On Tuesday, a Burkinabe helicopter swept into rebel-held northern Mali, carrying Compaore’s army chief of staff Gilbert Djindjere, and collected Beatrice Stockly, a Swiss woman kidnapped outside Timbuktu on April 15.
Compaore and his aides had already negotiated the transfer with Islamist rebel group Ansar Dine, which did not initially kidnap Stockly, but took custody of her following a shootout with her original captors.
Once Stockly was safe, the Swiss government promptly thanked the Burkinabe authorities for their efforts.
Northern Mali is currently controlled by a disparate group of Tuaregs and Islamist rebels.
Among those active in the volatile region is Al-Qaeda in the Islamic Maghreb (AQIM), which claimed the kidnapping of Italian national Maria Sandra Mariani 14 months ago in Algeria.
She was released on April 17, in Burkina Faso, and while Compaore’s personal role in that exchange is not clear, his mediation was thought to have been crucial.
“Very early on, President Compaore organised a network to be informed about what happens in the Sahel-Sahara region. When you know the people, it’s easier to negotiate,” a Burkinabe security source told AFP.
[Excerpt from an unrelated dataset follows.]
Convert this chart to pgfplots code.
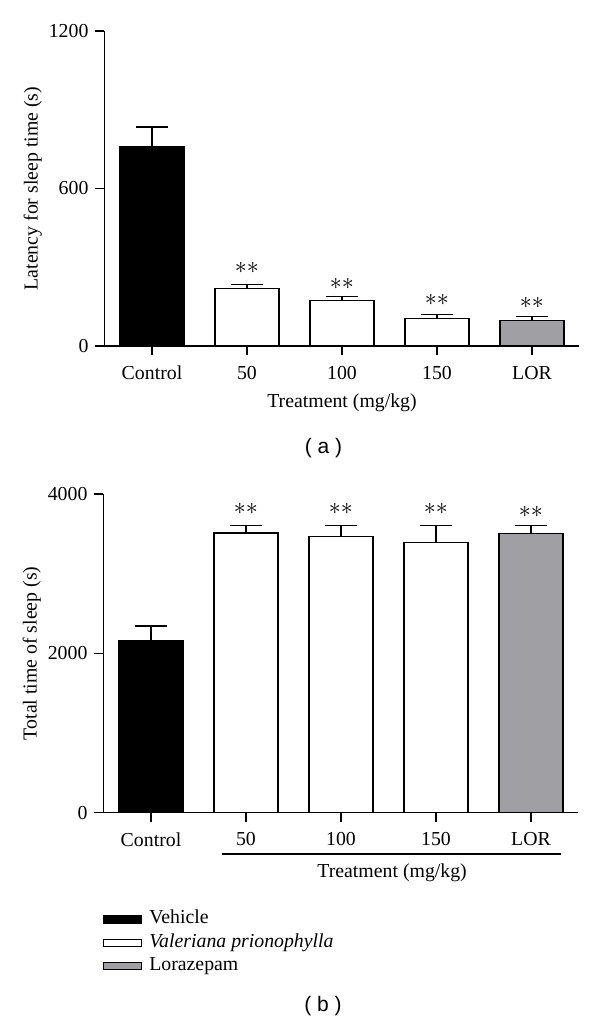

Ansar Dine, which now controls much of northern Mali, is a relatively obscure group that recently showed its propensity to switch allegiances.
In negotiating Stockly’s release from the Islamists, Compaore proved he’s in tune with the shifting realities on the ground, observers said.
“We have in Compaore a serious intermediary with a serious network,” said one western diplomat.
Following his recent successes, foreign governments are leaning on Ouagadougou to help secure the release of the 12 Westerns still being held in the Sahel.
“France has recently asked friendly countries like Burkina Faso and Mali to increase measures to obtain the release of its citizens kidnapped in the Sahel,” a Malian who has previously been involved in such talks told AFP.
Compaore is perhaps an unlikely fit for this partly benevolent role: he took power in a 1987 coup that saw his predecessor and once brother-in-arms Thomas Sankara assassinated, and his democratic credentials have been steadily questioned since.
But his skills at navigating among the sometimes shadowy armed groups operating in the Sahel were reinforced last month when fellow heads of state from the west African bloc ECOWAS named him mediator for the Mali crisis.
“We know the men” operating in northern Mali, said a high-ranking Burkinabe source, “but it’s not easy” to negotiate with different groups who don’t share the same objectives.
The key to Ouagadougou’s mediation in Mali and elsewhere, said this source, is a willingness to hear all sides.
“It will be for us to first listen to (the groups) individually and at a given moment we’ll have to bring them together to talk.”